* begin *

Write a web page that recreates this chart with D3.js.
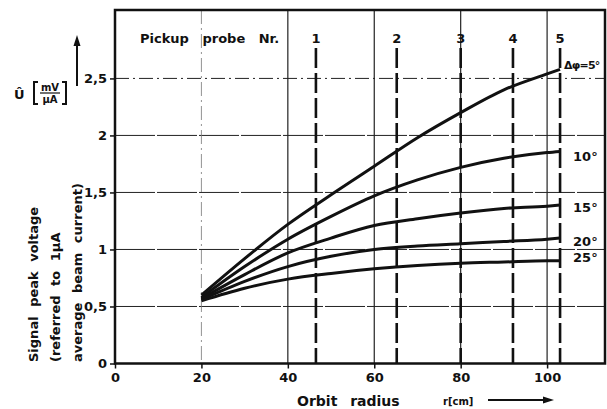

* end *
* begin *

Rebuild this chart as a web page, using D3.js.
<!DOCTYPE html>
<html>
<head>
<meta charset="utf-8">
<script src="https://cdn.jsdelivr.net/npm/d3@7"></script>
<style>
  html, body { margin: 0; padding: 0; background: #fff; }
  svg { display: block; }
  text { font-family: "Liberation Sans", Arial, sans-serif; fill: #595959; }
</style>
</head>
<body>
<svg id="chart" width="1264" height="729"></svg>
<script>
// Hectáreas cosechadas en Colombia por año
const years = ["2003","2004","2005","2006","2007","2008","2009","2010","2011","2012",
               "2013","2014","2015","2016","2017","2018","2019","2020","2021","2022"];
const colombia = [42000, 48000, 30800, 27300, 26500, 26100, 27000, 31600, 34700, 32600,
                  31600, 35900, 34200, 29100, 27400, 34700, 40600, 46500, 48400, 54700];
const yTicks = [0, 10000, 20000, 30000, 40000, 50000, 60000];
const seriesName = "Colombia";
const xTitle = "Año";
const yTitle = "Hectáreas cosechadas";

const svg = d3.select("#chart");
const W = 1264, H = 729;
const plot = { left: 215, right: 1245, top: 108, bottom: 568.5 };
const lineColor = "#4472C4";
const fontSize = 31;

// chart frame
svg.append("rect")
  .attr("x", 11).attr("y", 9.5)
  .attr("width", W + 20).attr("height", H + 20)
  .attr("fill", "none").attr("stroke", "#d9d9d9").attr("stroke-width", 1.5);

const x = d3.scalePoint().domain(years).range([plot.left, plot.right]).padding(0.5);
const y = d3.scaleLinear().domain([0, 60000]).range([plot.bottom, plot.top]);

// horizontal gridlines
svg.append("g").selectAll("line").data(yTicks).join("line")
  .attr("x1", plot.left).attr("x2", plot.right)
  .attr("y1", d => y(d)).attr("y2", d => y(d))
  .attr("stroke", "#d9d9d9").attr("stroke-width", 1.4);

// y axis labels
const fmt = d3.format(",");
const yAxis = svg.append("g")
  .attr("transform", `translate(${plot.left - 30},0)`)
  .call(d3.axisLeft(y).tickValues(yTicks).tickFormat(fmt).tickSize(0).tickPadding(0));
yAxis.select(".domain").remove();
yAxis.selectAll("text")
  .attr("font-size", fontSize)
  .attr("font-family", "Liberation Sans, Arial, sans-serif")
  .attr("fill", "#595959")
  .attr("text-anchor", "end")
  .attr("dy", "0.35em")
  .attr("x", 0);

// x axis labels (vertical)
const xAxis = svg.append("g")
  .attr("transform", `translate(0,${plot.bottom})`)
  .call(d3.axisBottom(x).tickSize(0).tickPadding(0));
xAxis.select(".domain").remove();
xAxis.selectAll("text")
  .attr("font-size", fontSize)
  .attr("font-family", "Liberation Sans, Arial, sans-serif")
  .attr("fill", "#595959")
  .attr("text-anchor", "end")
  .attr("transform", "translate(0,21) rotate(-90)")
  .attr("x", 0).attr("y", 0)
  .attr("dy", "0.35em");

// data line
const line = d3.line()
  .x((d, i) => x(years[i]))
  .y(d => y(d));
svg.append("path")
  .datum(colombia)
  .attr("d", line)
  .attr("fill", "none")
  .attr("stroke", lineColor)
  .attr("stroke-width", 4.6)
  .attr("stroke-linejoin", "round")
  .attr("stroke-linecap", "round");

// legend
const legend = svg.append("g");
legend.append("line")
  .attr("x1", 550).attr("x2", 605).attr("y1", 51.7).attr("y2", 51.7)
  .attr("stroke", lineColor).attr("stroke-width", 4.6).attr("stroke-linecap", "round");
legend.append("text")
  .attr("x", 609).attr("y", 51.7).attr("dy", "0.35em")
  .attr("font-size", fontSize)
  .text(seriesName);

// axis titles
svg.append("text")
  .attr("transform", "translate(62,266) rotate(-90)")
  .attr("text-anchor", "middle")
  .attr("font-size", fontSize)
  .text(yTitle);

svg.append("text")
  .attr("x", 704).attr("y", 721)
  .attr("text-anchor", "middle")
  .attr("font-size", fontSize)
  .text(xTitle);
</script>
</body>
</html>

* end *

# [To do]
Isolate each line of the listing above that includes "chart". Copy it.

# [Result of the exercise]
Write a web page that recreates this chart with D3.js.
Rebuild this chart as a web page, using D3.js.
<svg id="chart" width="1264" height="729"></svg>
const svg = d3.select("#chart");
// chart frame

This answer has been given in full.